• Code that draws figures
+++++

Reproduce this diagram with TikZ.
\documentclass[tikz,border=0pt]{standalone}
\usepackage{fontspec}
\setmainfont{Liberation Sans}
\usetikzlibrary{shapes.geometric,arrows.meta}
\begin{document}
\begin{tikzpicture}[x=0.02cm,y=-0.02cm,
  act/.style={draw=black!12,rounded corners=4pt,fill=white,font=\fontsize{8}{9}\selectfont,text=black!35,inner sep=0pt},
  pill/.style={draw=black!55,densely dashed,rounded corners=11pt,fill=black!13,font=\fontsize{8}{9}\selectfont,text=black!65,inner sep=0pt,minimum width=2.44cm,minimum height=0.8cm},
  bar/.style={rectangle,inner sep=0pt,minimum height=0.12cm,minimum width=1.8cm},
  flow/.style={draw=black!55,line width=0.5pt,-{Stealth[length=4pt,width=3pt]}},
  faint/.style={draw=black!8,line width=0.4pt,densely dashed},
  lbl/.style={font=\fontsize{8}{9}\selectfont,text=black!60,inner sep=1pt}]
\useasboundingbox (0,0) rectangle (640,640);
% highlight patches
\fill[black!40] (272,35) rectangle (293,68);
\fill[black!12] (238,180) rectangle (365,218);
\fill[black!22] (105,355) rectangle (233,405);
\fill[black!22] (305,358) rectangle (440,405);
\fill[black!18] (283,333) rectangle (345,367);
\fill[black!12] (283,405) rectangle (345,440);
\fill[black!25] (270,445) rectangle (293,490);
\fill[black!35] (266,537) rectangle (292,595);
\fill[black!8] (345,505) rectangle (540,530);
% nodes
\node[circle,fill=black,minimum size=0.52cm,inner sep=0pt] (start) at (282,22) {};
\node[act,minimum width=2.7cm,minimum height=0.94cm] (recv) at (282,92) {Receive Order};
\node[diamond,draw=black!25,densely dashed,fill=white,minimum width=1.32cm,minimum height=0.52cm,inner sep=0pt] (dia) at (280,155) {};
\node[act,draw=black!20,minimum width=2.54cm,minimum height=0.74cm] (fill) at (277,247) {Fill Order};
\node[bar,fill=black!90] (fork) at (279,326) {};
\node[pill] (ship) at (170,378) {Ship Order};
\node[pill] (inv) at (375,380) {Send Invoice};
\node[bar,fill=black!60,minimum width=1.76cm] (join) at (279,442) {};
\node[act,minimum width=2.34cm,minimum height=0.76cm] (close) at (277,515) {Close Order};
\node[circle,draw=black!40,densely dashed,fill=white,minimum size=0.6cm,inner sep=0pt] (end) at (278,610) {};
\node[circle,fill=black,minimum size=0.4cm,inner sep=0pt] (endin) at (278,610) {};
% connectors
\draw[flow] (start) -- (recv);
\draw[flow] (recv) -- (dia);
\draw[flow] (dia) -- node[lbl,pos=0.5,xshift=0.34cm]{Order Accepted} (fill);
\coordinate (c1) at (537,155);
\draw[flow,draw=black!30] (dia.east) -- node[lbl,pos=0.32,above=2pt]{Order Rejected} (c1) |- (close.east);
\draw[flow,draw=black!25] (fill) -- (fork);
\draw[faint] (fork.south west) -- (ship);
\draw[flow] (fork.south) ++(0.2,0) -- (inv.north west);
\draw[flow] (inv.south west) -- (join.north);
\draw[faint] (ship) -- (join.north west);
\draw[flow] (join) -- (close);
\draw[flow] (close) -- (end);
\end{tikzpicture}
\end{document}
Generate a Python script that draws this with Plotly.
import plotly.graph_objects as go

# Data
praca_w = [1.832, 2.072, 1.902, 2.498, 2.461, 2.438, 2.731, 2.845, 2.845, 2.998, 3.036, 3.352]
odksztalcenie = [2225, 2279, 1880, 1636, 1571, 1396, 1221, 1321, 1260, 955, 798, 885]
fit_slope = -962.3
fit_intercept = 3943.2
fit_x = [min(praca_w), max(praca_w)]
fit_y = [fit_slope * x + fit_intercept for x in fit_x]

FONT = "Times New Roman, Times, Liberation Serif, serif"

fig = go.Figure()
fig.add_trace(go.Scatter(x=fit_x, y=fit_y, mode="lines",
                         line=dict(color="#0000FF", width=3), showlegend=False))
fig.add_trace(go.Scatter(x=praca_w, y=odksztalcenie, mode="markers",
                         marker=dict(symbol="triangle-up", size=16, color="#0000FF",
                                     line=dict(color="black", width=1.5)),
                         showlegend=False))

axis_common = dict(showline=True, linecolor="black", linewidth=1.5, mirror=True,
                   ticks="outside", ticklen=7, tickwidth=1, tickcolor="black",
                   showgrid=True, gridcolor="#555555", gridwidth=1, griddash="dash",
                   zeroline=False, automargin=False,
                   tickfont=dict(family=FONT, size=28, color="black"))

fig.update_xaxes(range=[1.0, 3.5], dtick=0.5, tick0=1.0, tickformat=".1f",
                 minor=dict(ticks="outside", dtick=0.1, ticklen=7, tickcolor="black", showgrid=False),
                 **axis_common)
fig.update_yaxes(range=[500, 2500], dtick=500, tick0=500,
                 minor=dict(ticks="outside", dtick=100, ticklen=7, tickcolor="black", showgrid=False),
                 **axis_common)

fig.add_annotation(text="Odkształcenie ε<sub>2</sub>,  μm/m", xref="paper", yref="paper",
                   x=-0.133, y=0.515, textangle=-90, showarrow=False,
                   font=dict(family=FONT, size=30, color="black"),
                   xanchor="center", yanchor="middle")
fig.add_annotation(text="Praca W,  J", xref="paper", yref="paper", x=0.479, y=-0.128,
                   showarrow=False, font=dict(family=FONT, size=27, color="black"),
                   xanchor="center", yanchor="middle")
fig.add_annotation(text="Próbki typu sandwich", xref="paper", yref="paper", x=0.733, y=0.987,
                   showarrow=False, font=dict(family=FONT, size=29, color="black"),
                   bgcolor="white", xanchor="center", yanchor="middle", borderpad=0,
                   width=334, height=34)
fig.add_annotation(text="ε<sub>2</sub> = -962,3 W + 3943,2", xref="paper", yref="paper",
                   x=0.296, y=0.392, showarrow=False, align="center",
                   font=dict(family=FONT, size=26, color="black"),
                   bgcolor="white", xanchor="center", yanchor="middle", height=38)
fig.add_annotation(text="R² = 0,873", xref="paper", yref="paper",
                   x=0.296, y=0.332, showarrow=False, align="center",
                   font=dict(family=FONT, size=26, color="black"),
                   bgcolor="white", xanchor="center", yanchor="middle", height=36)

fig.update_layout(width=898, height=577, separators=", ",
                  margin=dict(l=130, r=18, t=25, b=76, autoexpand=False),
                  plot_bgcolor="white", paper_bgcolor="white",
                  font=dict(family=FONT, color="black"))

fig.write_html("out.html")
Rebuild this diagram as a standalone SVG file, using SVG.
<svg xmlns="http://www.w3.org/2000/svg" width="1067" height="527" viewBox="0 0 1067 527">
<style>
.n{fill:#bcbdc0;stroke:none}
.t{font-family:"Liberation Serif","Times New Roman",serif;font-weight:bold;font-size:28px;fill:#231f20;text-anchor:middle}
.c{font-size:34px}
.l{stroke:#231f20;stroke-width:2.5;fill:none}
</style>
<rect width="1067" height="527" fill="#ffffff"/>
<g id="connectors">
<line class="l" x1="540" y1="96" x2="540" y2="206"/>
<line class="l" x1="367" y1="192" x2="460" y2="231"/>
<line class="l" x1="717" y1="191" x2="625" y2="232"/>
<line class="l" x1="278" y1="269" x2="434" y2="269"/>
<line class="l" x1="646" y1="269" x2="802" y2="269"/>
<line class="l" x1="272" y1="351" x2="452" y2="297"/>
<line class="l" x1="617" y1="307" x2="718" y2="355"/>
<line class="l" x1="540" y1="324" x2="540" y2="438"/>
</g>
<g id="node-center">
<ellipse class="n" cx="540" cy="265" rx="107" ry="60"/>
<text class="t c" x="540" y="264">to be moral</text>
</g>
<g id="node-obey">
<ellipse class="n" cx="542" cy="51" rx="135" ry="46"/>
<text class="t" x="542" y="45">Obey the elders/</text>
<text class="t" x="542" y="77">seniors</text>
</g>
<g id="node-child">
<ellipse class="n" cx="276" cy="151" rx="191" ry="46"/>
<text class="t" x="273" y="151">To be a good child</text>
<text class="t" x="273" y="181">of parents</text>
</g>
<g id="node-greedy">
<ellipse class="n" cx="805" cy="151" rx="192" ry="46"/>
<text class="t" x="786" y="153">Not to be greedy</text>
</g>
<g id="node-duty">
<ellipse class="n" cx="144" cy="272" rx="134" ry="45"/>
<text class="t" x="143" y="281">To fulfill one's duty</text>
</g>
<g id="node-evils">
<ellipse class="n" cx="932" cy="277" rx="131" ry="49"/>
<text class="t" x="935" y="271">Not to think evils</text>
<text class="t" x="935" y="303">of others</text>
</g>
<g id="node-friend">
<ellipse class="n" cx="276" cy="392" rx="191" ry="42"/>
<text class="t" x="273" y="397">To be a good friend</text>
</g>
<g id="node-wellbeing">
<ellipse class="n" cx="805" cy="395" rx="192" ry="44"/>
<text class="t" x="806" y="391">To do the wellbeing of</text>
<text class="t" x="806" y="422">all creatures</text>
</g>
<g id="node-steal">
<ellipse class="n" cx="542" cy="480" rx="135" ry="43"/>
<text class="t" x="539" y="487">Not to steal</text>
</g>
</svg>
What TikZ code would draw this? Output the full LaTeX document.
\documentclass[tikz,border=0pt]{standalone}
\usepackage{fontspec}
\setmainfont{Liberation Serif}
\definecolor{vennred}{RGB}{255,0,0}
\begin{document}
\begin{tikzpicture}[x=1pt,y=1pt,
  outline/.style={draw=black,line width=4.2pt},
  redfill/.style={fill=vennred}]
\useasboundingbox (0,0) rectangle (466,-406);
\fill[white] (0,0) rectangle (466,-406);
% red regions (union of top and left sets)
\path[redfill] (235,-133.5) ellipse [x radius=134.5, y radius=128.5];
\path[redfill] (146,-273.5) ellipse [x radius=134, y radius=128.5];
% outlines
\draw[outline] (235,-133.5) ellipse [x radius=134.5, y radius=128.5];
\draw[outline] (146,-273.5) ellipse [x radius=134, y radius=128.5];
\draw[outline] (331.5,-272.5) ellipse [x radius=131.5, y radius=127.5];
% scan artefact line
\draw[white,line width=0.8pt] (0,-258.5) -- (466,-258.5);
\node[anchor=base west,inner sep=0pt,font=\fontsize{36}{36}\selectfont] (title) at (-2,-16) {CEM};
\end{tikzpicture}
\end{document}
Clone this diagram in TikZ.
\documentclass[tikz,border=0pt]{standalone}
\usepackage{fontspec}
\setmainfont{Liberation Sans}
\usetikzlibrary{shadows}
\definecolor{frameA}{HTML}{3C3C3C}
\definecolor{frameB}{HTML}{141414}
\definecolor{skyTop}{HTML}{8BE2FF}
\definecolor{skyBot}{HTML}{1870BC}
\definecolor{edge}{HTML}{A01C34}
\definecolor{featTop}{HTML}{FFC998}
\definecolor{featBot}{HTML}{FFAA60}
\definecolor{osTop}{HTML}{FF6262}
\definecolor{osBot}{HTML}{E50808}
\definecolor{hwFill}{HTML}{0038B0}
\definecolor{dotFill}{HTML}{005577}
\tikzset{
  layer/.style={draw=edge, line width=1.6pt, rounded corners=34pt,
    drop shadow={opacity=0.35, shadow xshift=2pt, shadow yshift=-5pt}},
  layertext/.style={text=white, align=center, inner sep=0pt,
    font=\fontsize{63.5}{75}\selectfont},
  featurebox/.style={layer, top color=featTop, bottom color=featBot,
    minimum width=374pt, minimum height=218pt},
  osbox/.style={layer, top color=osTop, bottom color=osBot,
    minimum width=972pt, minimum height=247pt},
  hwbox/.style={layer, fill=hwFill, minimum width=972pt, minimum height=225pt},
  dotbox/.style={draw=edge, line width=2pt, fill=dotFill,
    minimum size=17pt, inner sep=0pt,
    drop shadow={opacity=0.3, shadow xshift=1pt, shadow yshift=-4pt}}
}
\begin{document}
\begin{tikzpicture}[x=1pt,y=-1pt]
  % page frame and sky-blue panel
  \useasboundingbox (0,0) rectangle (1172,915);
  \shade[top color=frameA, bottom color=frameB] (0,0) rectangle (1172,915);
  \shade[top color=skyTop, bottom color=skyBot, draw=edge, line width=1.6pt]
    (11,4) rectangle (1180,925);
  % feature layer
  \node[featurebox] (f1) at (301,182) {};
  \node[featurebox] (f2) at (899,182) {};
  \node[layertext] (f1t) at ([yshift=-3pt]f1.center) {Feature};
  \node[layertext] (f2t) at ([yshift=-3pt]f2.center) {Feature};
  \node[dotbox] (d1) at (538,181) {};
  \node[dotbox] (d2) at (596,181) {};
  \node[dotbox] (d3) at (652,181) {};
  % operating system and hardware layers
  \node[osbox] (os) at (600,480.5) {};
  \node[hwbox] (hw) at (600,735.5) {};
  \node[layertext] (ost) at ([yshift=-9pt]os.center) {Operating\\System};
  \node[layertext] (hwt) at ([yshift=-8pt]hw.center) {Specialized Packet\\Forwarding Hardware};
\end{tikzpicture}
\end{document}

+++++

• Directions for this task
List the lines of the material in which the word "diagram" occurs.

• Answer to this task
Reproduce this diagram with TikZ.
Rebuild this diagram as a standalone SVG file, using SVG.
Clone this diagram in TikZ.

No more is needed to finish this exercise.